Well, first of all, I share that frustration. It doesn’t get any less frustrating when you’re there every day. It’s very frustrating, and partisanship has gotten way out of control.
The problem is that until we deal with the obscene influence of enormous amounts of money in the political process, it’s going to be difficult for us to see that partisanship diminish. Because money, in concentrated power, in concentrated wealth, is influencing our political system in a way that disenfranchises the average, middle class person. And here’s the problem with that: That is not just a byproduct of money and concentrated money and concentrated power having too much influence.
I think it’s an intentional product of that because if the average citizen, whether it’s a college student or somebody who’s in the workplace and goes to work every day, if they feel like their voice is meaningless and not being heard, they’re less likely to be engaged and it becomes a self-fulfilling prophecy.
For me, it’s two things: One, people need to stay engaged because it simply won’t get better by becoming disengaged. And second, we need to have as a national agenda, we need to have a political reform and we have to take on these entrenched interests that somehow believe that the more money you have, the more free speech you have.
What specific reforms would you put forward?
The question is whether it would require a constitutional amendment. Personally, I think the Court ruled wrong in the Citizens United case and this most recent McCutcheon case. I think it’s perfectly legitimate within my interpretation of the Constitution to have reasonable limitations on the amount of free speech a person can purchase in a political campaign.
I think the Citizens United case, which is the case that sort of unlocked the ability of corporations to spend limitless money in campaigns, was wrong. We have to deal with this question of whether we think it’s legitimate role of government to place reasonable limitations on political speech in campaigns. I think that’s where the focus needs to be.
One of the major issues this election season is the health care reform law. President Obama, at the press conference where he announced 8 million people had signed up for insurance through the exchanges, urged Democrats running for re-election not to run from the law but to embrace it, defend it. What do you think of how the law has been implemented, the law itself, and what are your thoughts as to what the president said?
I think, first of all, where I do agree with him, is that we have to acknowledge that it was a big step forward to getting more Americans insured and to keep people from getting kicked off their insurance when they’re sick.

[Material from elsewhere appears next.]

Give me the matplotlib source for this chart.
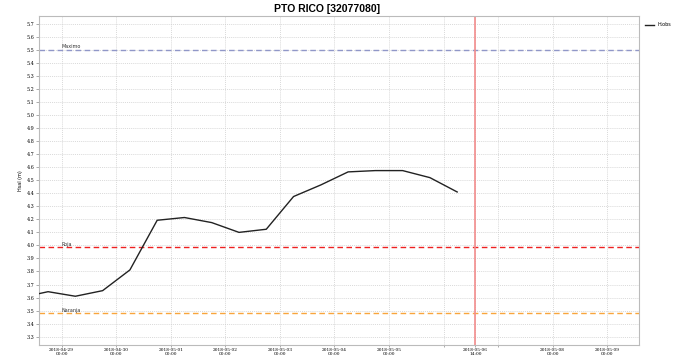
import matplotlib
matplotlib.use("Agg")
import matplotlib.pyplot as plt
import matplotlib.dates as mdates
import pandas as pd
import numpy as np

title = "PTO RICO [32077080]"
ylabel = "Hsal (m)"
series_label = "H.obs"

times = pd.to_datetime([
    "2018-04-28 06:00", "2018-04-28 18:00", "2018-04-29 06:00", "2018-04-29 18:00",
    "2018-04-30 06:00", "2018-04-30 18:00", "2018-05-01 06:00", "2018-05-01 18:00",
    "2018-05-02 06:00", "2018-05-02 18:00", "2018-05-03 06:00", "2018-05-03 18:00",
    "2018-05-04 06:00", "2018-05-04 18:00", "2018-05-05 06:00", "2018-05-05 18:00",
    "2018-05-06 06:00",
])
h_obs = [3.60, 3.645, 3.61, 3.653, 3.812, 4.193, 4.214, 4.175, 4.10, 4.124,
         4.375, 4.464, 4.564, 4.574, 4.574, 4.52, 4.41]

thresholds = {"Maximo": 5.50, "Roja": 3.985, "Naranja": 3.48}
threshold_colors = {"Maximo": "#9097c8", "Roja": "#ee2020", "Naranja": "#f9a53c"}

now = pd.Timestamp("2018-05-06 14:00")
xmin = pd.Timestamp("2018-04-28 14:00")
xmax = pd.Timestamp("2018-05-09 14:00")
ymin, ymax = 3.236, 5.76

fig = plt.figure(figsize=(6.81, 3.58), dpi=100)
ax = fig.add_axes([39/681, 1-345/358, 600/681, 329/358])

ax.plot(times, h_obs, color="#222222", lw=1.0, label=series_label, zorder=3)

label_x = pd.Timestamp("2018-04-29 00:00")
for name, val in thresholds.items():
    ax.axhline(val, color=threshold_colors[name], ls=(0, (4, 2.5)), lw=1.0, zorder=2)
    ax.text(label_x, val + 0.005, name, fontsize=3.5, ha="left", va="bottom",
            color="#333333")

ax.axvline(now, color="#f28c8c", lw=1.2, zorder=2)

ax.set_xlim(xmin, xmax)
ax.set_ylim(ymin, ymax)

yt = np.round(np.arange(3.3, 5.71, 0.1), 1)
ax.set_yticks(yt)
ax.set_yticklabels([f"{v:.1f}" for v in yt], fontsize=3.5, family="DejaVu Serif")

days = pd.date_range("2018-04-29", "2018-05-09", freq="D")
ticks = list(days) + [now]
labels = []
for d in days:
    if d in (pd.Timestamp("2018-05-06"), pd.Timestamp("2018-05-07")):
        labels.append("")
    else:
        labels.append(d.strftime("%Y-%m-%d\n%H:%M"))
labels.append(now.strftime("%Y-%m-%d\n%H:%M"))
ax.set_xticks([mdates.date2num(t) for t in ticks])
ax.set_xticklabels(labels, fontsize=3.2, family="DejaVu Serif", linespacing=1.0)
ax.tick_params(axis="both", length=2, width=0.5, pad=1.2, color="#888888")
ax.tick_params(axis="x", length=1.5, pad=0.8)

ax.grid(True, color="#cccccc", ls=(0, (1.5, 1.5)), lw=0.5)
for s in ax.spines.values():
    s.set_color("#bbbbbb")
    s.set_linewidth(0.8)

ax.set_ylabel(ylabel, fontsize=3.5, labelpad=3)
fig.text(327/681, 1-9/358, title, fontsize=7.5, fontweight="bold",
         family="Liberation Sans", ha="center", va="center")

ax.legend(loc="upper left", bbox_to_anchor=(1.005, 0.99), fontsize=3.5, frameon=False,
          handlelength=1.8, borderaxespad=0.2)

fig.savefig("out.png", dpi=100)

I think it would be important for us to also be willing to find where the problems are. Because with any law, even a small one, and this is a big law, the experience of implementing it should inform us in a way that allows us to make changes as we become aware of the need for change. I do think we should support it. This is a big step toward universal health coverage. But we also have to say, “When we find problems, we should fix them.”

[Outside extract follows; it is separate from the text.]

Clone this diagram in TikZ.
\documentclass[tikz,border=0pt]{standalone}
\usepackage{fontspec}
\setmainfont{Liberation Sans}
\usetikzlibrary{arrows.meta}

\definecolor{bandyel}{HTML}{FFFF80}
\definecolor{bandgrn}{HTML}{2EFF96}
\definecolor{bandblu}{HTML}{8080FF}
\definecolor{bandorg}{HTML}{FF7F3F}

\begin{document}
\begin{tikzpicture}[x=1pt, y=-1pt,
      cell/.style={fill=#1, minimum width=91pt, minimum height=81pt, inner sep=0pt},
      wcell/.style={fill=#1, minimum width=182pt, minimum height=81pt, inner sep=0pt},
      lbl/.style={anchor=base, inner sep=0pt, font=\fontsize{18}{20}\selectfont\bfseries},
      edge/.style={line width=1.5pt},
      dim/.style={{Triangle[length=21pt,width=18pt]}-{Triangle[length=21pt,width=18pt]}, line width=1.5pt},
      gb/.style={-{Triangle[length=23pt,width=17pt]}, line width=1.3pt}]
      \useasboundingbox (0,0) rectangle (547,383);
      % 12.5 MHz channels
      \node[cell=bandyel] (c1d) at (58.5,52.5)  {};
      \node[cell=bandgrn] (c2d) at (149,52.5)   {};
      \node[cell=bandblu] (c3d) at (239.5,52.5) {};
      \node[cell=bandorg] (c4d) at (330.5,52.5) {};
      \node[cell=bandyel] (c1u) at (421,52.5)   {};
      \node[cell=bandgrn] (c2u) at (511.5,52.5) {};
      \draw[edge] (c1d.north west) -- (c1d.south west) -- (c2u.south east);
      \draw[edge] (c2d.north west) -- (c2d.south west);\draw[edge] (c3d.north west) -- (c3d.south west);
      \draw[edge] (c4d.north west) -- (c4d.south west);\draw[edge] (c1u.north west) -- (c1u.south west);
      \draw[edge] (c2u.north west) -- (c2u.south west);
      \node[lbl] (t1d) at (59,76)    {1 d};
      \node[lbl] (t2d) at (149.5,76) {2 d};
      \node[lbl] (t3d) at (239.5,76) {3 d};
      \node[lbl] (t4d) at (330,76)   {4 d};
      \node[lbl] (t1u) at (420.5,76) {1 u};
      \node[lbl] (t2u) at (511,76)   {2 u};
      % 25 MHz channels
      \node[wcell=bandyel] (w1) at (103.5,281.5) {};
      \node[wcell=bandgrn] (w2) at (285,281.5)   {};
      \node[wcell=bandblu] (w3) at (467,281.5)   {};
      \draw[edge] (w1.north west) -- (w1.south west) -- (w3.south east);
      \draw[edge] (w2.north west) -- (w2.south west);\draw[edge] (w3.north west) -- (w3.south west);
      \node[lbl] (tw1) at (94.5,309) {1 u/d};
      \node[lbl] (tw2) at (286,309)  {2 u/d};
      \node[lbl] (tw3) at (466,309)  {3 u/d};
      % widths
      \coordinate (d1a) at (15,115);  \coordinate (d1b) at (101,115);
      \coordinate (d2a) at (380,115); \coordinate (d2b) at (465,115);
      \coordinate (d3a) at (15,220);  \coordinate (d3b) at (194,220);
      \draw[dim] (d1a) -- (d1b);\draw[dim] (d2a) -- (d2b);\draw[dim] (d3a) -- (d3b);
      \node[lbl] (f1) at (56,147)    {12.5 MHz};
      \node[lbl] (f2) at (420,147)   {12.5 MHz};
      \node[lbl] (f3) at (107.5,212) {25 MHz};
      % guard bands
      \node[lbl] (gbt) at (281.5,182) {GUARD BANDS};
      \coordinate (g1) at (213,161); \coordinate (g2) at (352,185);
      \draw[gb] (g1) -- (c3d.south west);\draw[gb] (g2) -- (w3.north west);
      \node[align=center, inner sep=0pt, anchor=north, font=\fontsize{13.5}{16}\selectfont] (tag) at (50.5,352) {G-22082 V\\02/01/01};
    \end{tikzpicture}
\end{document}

So, I basically agree with the president. But the thing that I find problematic is to say that on one side, we’ve got a whole bunch of members of Congress who simply want to repeal the Affordable Care Act, and on the other side we’ve got another big number who just want to defend it no matter what, whereas I think we’d all be better served if we would just say, “Look, it’s the law of the land. Let’s try to make it work as best we can and fix the problem as they come up.”

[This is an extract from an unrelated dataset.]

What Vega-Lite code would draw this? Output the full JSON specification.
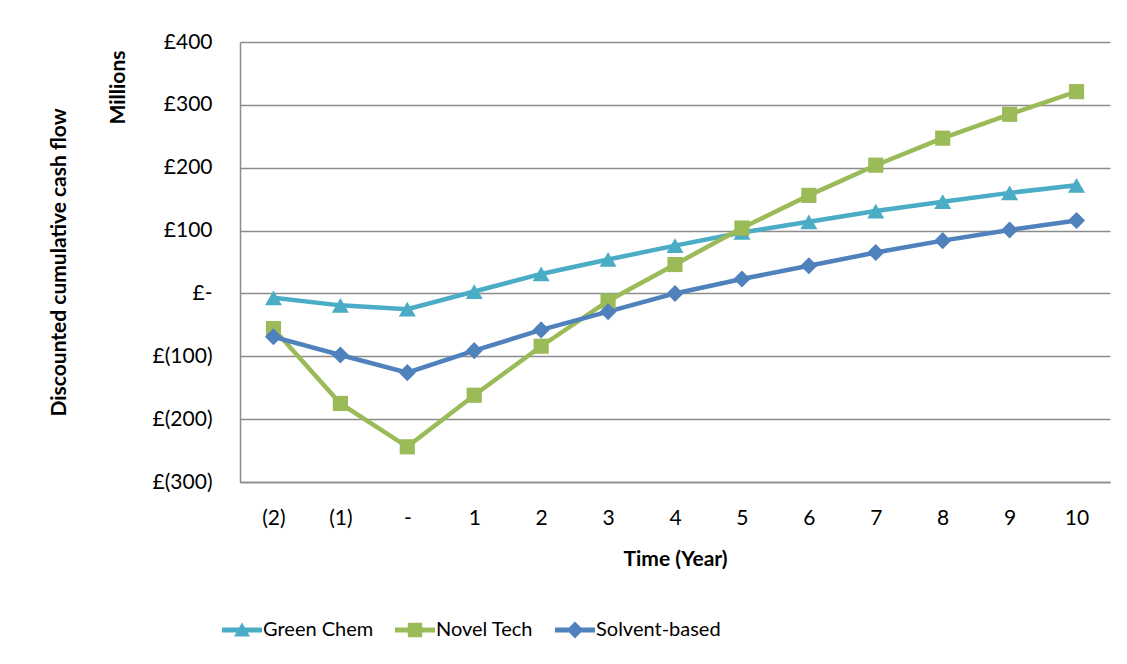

That would be more consistent with the way this country has operated for almost 240 years.
What kind of issues have you seen with the law that you would like to see addressed?
I think the one thing we should be taking a look at is where, as I say, the anomalies are at because that’s what we hear about. We hear about the cases where premiums are extremely high and people can’t keep the doctor they wanted. But for the most part, when I ask people about their experience with it, it’s positive. But you don’t hear about those positive stories, just like you don’t see the headlines on the front of the newspaper about an airplane landing safely at the airport.
You just don’t hear about those things. What I think we should be focusing our attention on is what are these anomalies, where are these holes. It really boils down to when we see people with big premium increases, what is happening that is causing those insurance companies to feel that they can dramatically increase premiums on individuals they’re providing coverage for.
It’s still an insurance-based system, and the insurance companies still have tremendous latitude. I think some of our attention should be looking inside those pricing decisions that they’re making and seeing what can be done to make sure that those anomalies where you see price spikes … when most are not, we need to find out why that’s happening and try to address it.
There was another court-related story that made headlines recently with regards to same-sex marriage in Michigan. What’s your take on the attorney general requesting a stay on a lower court’s ruling that legalized same-sex marriage and Gov. Snyder not recognizing those 300 or so marriages that took place in the state?
First of all, I was very pleased with the original court ruling that overturned Michigan’s discriminatory practices toward same-sex couples. Discrimination is wrong, no two ways about it. The disappointment that our attorney general either A.) couldn’t figure out what their position was or B.) decided that they were going to make this their cause is, to me, a problem.
They’re on the wrong side of history. Twenty-five or thirty years from now, or maybe five years from now, people like them will look back and be embarrassed by their actions, embarrassed that they actually stood on the side of discrimination. The reason I say that with a certain amount certitude is that I know people, I have talked to people, who were against civil rights in the 1960s and have had to apologize in shame for what sounded like a perfectly rational position for them to take 25 or 30 years earlier.
I was in Alabama last spring with John Lewis, who was a leader in the Civil Rights Movement and is a member of Congress now, and we met with people. We met with the daughter of Gov. George Wallace, who apologized for the treatment of her father when it came to the Civil Rights Movement, and many, many more. My point is this: History is the best teacher.
People who are continuing to cling to discriminatory practices against gay couples need to think very carefully about how they want their children to think of them in the future. Will they be one of those people who stood in the schoolhouse door at the University of Alabama and refused to let an African-American enter? This question of marriage equality and the rights of our LGBT brothers and sisters is the same question, and it’s one that I think history will shine a great, big light on.